### EXERCISE REQUIREMENTS:
Retype the data exactly, from its first line to the line containing "wp_total = [239, 491, 1444, 1501, 1501]", including both, and skip any picture.
- - -
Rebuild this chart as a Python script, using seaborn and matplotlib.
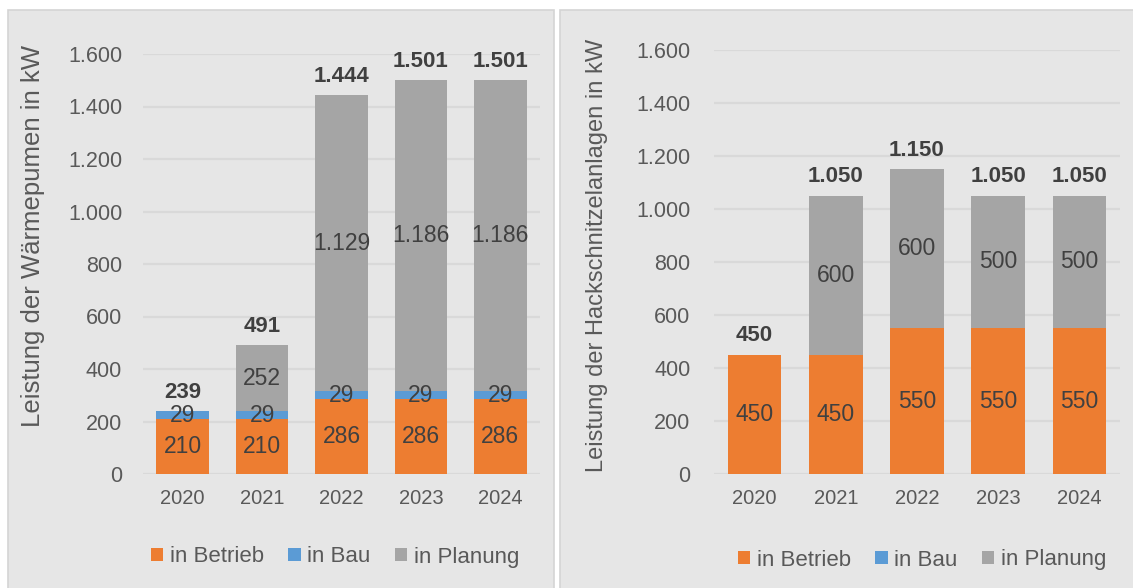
import matplotlib
matplotlib.use("Agg")
import matplotlib.pyplot as plt
import seaborn as sns
import pandas as pd
from matplotlib.patches import Rectangle, Patch

years = ["2020", "2021", "2022", "2023", "2024"]

# Wärmepumpen (left)
wp_betrieb = [210, 210, 286, 286, 286]
wp_bau = [29, 29, 29, 29, 29]
wp_planung = [0, 252, 1129, 1186, 1186]
wp_total = [239, 491, 1444, 1501, 1501]

# Hackschnitzelanlagen (right)
hs_betrieb = [450, 450, 550, 550, 550]
hs_bau = [0, 0, 0, 0, 0]
hs_planung = [0, 600, 600, 500, 500]
hs_total = [450, 1050, 1150, 1050, 1050]

series_names = ["in Betrieb", "in Bau", "in Planung"]
colors = {"in Betrieb": "#ED7D31", "in Bau": "#5B9BD5", "in Planung": "#A5A5A5"}

yticks = [0, 200, 400, 600, 800, 1000, 1200, 1400, 1600]

sns.set_theme(style="white")
plt.rcParams["font.family"] = ["Liberation Sans", "DejaVu Sans"]

W, H = 1133, 588
fig = plt.figure(figsize=(W / 100, H / 100), dpi=100)
fig.patch.set_facecolor("white")

BG = "#E6E6E6"
# panel backgrounds
for (x0, x1) in [(8, 554), (560, 1140)]:
    fig.patches.append(Rectangle((x0 / W, -0.01), (x1 - x0) / W, (H - 10) / H + 0.01,
                                 transform=fig.transFigure, facecolor=BG,
                                 edgecolor="#D4D4D4", linewidth=1.2, zorder=-10))


def fmt(v):
    return f"{v:,}".replace(",", ".")


def draw(ax, betrieb, bau, planung, total, ylabel, ypad, label_x, label_y, label_fs):
    df = pd.DataFrame({"Jahr": years, "Betrieb": betrieb, "Bau": bau,
                       "Planung": planung, "Total": total})
    df["cum_bau"] = df["Betrieb"] + df["Bau"]
    df["cum_plan"] = df["cum_bau"] + df["Planung"]
    ax.set_facecolor(BG)
    for col, name, z in [("cum_plan", "in Planung", 2), ("cum_bau", "in Bau", 3),
                         ("Betrieb", "in Betrieb", 4)]:
        sns.barplot(data=df, x="Jahr", y=col, color=colors[name], width=0.66,
                    ax=ax, saturation=1, zorder=z, linewidth=0, edgecolor="none")
    ax.set_ylim(0, 1600)
    ax.set_xlim(-0.5, 4.5)
    ax.set_yticks(yticks)
    ax.set_yticklabels([fmt(t) for t in yticks], fontsize=15.5, color="#595959")
    ax.tick_params(axis="x", labelsize=14.5, labelcolor="#595959", length=0, pad=11)
    ax.tick_params(axis="y", length=0, pad=ypad)
    ax.set_xlabel("")
    ax.set_ylabel("")
    ax.text(label_x, label_y, ylabel, transform=ax.transAxes, rotation=90,
            ha="center", va="center", fontsize=label_fs, color="#595959")
    for s in ax.spines.values():
        s.set_visible(False)
    ax.grid(axis="y", color="#D9D9D9", linewidth=1.6, zorder=0)
    ax.set_axisbelow(True)

    for i in range(len(years)):
        b, u, p, t = betrieb[i], bau[i], planung[i], total[i]
        if b > 0:
            ax.text(i, b / 2, fmt(b), ha="center", va="center", fontsize=16.5,
                    color="#404040", zorder=6)
        if u > 0:
            ax.text(i, b + u / 2, fmt(u), ha="center", va="center", fontsize=16.5,
                    color="#404040", zorder=6)
        if p > 0:
            ax.text(i, b + u + p / 2, fmt(p), ha="center", va="center", fontsize=16.5,
                    color="#404040", zorder=6)
        ax.annotate(fmt(t), (i, t), xytext=(0, 6), textcoords="offset points",
                    ha="center", va="bottom", fontsize=16, fontweight="bold",
                    color="#404040", zorder=6)


ax1 = fig.add_axes([143 / W, 114 / H, 397 / W, 420 / H])
draw(ax1, wp_betrieb, wp_bau, wp_planung, wp_total, "Leistung der Wärmepumen in kW",
     15, (33 - 143) / 397, (474 - 236) / 420, 18.5)

ax2 = fig.add_axes([714 / W, 114 / H, 406 / W, 424 / H])
draw(ax2, hs_betrieb, hs_bau, hs_planung, hs_total,
     "Leistung der Hackschnitzelanlagen in kW",
     17, (597 - 714) / 406, (474 - 255) / 424, 17)

handles = [Patch(facecolor=colors[n], edgecolor="none", label=n) for n in series_names]
for cx, cy in [(335, 557), (922, 560)]:
    fig.legend(handles=handles, loc="center", bbox_to_anchor=(cx / W, 1 - cy / H),
               ncol=3, frameon=False, fontsize=16, handlelength=0.55,
               handleheight=0.55, handletextpad=0.3, columnspacing=1.1,
               labelcolor="#595959")

fig.savefig("out.png", dpi=100, facecolor="white")
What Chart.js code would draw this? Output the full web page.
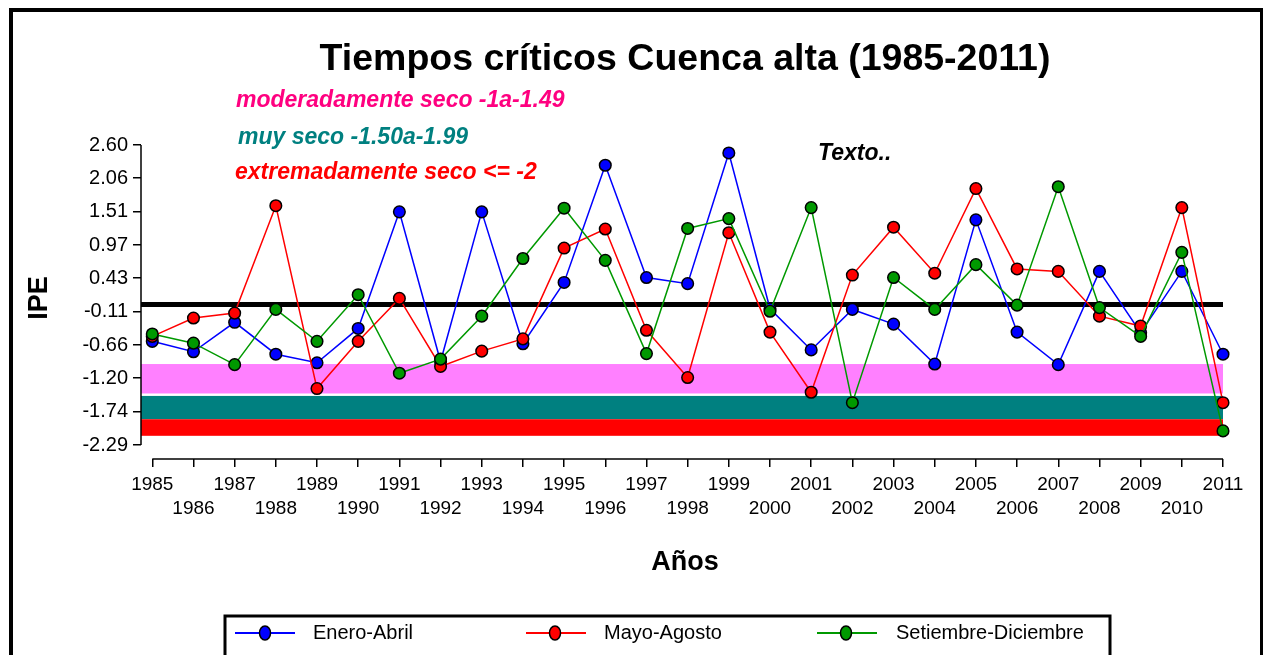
<!DOCTYPE html>
<html><head><meta charset="utf-8">
<script src="https://cdn.jsdelivr.net/npm/chart.js@4.4.1/dist/chart.umd.min.js"></script>
<style>html,body{margin:0;padding:0;background:#fff;}canvas{display:block;}</style>
</head><body>
<canvas id="c" width="1265" height="655"></canvas>
<script>
// ---- data ----
const years = [1985,1986,1987,1988,1989,1990,1991,1992,1993,1994,1995,1996,1997,1998,1999,2000,2001,2002,2003,2004,2005,2006,2007,2008,2009,2010,2011];
const eneroAbril = [-0.60,-0.77,-0.29,-0.81,-0.95,-0.39,1.51,-0.93,1.51,-0.64,0.36,2.27,0.44,0.34,2.47,-0.07,-0.74,-0.08,-0.32,-0.97,1.38,-0.45,-0.98,0.54,-0.46,0.54,-0.81];
const mayoAgosto = [-0.52,-0.22,-0.14,1.61,-1.37,-0.60,0.10,-1.01,-0.76,-0.56,0.92,1.23,-0.42,-1.19,1.17,-0.45,-1.43,0.48,1.26,0.51,1.89,0.58,0.54,-0.19,-0.35,1.58,-1.60];
const setiembreDiciembre = [-0.48,-0.63,-0.98,-0.08,-0.60,0.16,-1.12,-0.89,-0.19,0.75,1.57,0.72,-0.80,1.24,1.40,-0.11,1.58,-1.60,0.44,-0.08,0.65,-0.01,1.92,-0.05,-0.52,0.85,-2.06];
const seriesNames = ['Enero-Abril','Mayo-Agosto','Setiembre-Diciembre'];
const yTickValues = [2.60,2.06,1.51,0.97,0.43,-0.11,-0.66,-1.20,-1.74,-2.29];
const bandTops = [-0.97,-1.49,-1.87];
const bandBottoms = [-1.45,-1.87,-2.14];
const referenceLine = 0;
const noteTexts = ['moderadamente seco -1a-1.49','muy seco -1.50a-1.99','extremadamente seco <= -2','Texto..'];
const chartTitle = 'Tiempos críticos Cuenca alta (1985-2011)';
const xTitle = 'Años';
const yTitle = 'IPE';

// ---- styles ----
const FONT = "'Liberation Sans', Arial, sans-serif";
const seriesColors = ['#0000FF','#FF0000','#009900'];
const bandColors = ['#FF80FF','#008080','#FF0000'];
const noteColors = ['#FF0080','#008080','#FF0000','#000000'];

const seriesValues = [eneroAbril, mayoAgosto, setiembreDiciembre];

const decor = {
  id: 'decor',
  beforeDraw(chart) {
    const ctx = chart.ctx;
    ctx.save();
    ctx.fillStyle = '#fff';
    ctx.fillRect(0, 0, chart.width, chart.height);
    ctx.fillStyle = '#000';
    ctx.fillRect(9, 8, 4, 700);
    ctx.fillRect(9, 8, 1254, 4);
    ctx.fillRect(1260, 8, 3, 700);
    ctx.restore();
  },
  beforeDatasetsDraw(chart) {
    const ctx = chart.ctx, a = chart.chartArea, ys = chart.scales.y;
    ctx.save();
    for (let i = 0; i < bandTops.length; i++) {
      const t = ys.getPixelForValue(bandTops[i]);
      const b = ys.getPixelForValue(bandBottoms[i]);
      ctx.fillStyle = bandColors[i];
      ctx.fillRect(a.left, t, a.right - a.left, b - t);
    }
    const zy = ys.getPixelForValue(referenceLine);
    ctx.strokeStyle = '#000';
    ctx.lineWidth = 5;
    ctx.beginPath();
    ctx.moveTo(a.left, zy);
    ctx.lineTo(a.right, zy);
    ctx.stroke();
    ctx.restore();
  },
  afterDraw(chart) {
    const ctx = chart.ctx, a = chart.chartArea, ys = chart.scales.y, xs = chart.scales.x;
    ctx.save();
    // axis lines
    ctx.strokeStyle = '#000';
    ctx.lineWidth = 1.5;
    ctx.beginPath();
    ctx.moveTo(a.left, ys.getPixelForValue(yTickValues[0]));
    ctx.lineTo(a.left, ys.getPixelForValue(yTickValues[yTickValues.length - 1]));
    ctx.stroke();
    ctx.beginPath();
    ctx.moveTo(xs.getPixelForValue(years[0]), a.bottom);
    ctx.lineTo(xs.getPixelForValue(years[years.length - 1]), a.bottom);
    ctx.stroke();

    // title
    ctx.fillStyle = '#000';
    ctx.textAlign = 'center';
    ctx.textBaseline = 'alphabetic';
    ctx.font = 'bold 37.5px ' + FONT;
    ctx.fillText(chartTitle, 685, 70);

    // notes
    ctx.textBaseline = 'middle';
    ctx.textAlign = 'left';
    ctx.font = 'italic bold 23px ' + FONT;
    const notePos = [[236, 101], [238, 138], [235, 173], [818, 154]];
    noteTexts.forEach((t, i) => {
      ctx.fillStyle = noteColors[i];
      ctx.fillText(t, notePos[i][0], notePos[i][1]);
    });

    // axis titles
    ctx.fillStyle = '#000';
    ctx.textAlign = 'center';
    ctx.font = 'bold 27px ' + FONT;
    ctx.fillText(xTitle, (a.left + a.right) / 2 + 3, 563);
    ctx.save();
    ctx.translate(40, 298);
    ctx.rotate(-Math.PI / 2);
    ctx.fillText(yTitle, 0, 0);
    ctx.restore();

    // legend
    ctx.lineWidth = 3;
    ctx.strokeStyle = '#000';
    ctx.strokeRect(225, 616, 885, 70);
    const items = [[235, 295, 265, 313], [526, 586, 555, 604], [817, 877, 846, 896]];
    const ly = 633;
    ctx.font = '20px ' + FONT;
    ctx.textAlign = 'left';
    items.forEach((it, i) => {
      ctx.strokeStyle = seriesColors[i];
      ctx.lineWidth = 2;
      ctx.beginPath();
      ctx.moveTo(it[0], ly);
      ctx.lineTo(it[1], ly);
      ctx.stroke();
      ctx.beginPath();
      ctx.ellipse(it[2], ly, 5.5, 7, 0, 0, Math.PI * 2);
      ctx.fillStyle = seriesColors[i];
      ctx.fill();
      ctx.lineWidth = 1.5;
      ctx.strokeStyle = '#000';
      ctx.stroke();
      ctx.fillStyle = '#000';
      ctx.fillText(seriesNames[i], it[3], ly);
    });
    ctx.restore();
  }
};

new Chart(document.getElementById('c'), {
  type: 'line',
  data: {
    datasets: seriesValues.map((vals, i) => ({
      label: seriesNames[i],
      data: years.map((yr, j) => ({ x: yr, y: vals[j] })),
      borderColor: seriesColors[i],
      backgroundColor: seriesColors[i],
      pointBackgroundColor: seriesColors[i],
      pointBorderColor: '#000',
      pointBorderWidth: 1.5,
      pointRadius: 5.8,
      borderWidth: 1.5,
      tension: 0,
      fill: false,
      clip: false,
      order: 3 - i
    }))
  },
  options: {
    responsive: false,
    animation: false,
    devicePixelRatio: 1,
    layout: { padding: { top: 145, right: 42, bottom: 0, left: 0 } },
    plugins: {
      legend: { display: false },
      tooltip: { enabled: false },
      title: { display: false }
    },
    scales: {
      x: {
        type: 'linear',
        min: 1984.726,
        max: 2011,
        afterFit(s) { s.height = 196; },
        afterBuildTicks(s) { s.ticks = years.map(v => ({ value: v })); },
        ticks: {
          autoSkip: false, maxRotation: 0, minRotation: 0, padding: 6,
          color: '#000', font: { family: FONT, size: 19, lineHeight: 1.26 },
          callback: (v) => (v % 2 === 1 ? String(v) : ['', String(v)])
        },
        grid: { drawOnChartArea: false, drawTicks: true, tickLength: 8, color: '#000', lineWidth: 1.5 },
        border: { display: false }
      },
      y: {
        min: -2.518,
        max: 2.60,
        afterFit(s) { s.width = 141; },
        afterBuildTicks(s) { s.ticks = yTickValues.map(v => ({ value: v })); },
        ticks: {
          padding: 5, color: '#000', font: { family: FONT, size: 20 },
          callback: (v) => Number(v).toFixed(2)
        },
        grid: { drawOnChartArea: false, drawTicks: true, tickLength: 8, color: '#000', lineWidth: 1.5 },
        border: { display: false }
      }
    }
  },
  plugins: [decor]
});
</script>
</body></html>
- - -
### FULL ANSWER:
Rebuild this chart as a Python script, using seaborn and matplotlib.
import matplotlib
matplotlib.use("Agg")
import matplotlib.pyplot as plt
import seaborn as sns
import pandas as pd
from matplotlib.patches import Rectangle, Patch

years = ["2020", "2021", "2022", "2023", "2024"]

# Wärmepumpen (left)
wp_betrieb = [210, 210, 286, 286, 286]
wp_bau = [29, 29, 29, 29, 29]
wp_planung = [0, 252, 1129, 1186, 1186]
wp_total = [239, 491, 1444, 1501, 1501]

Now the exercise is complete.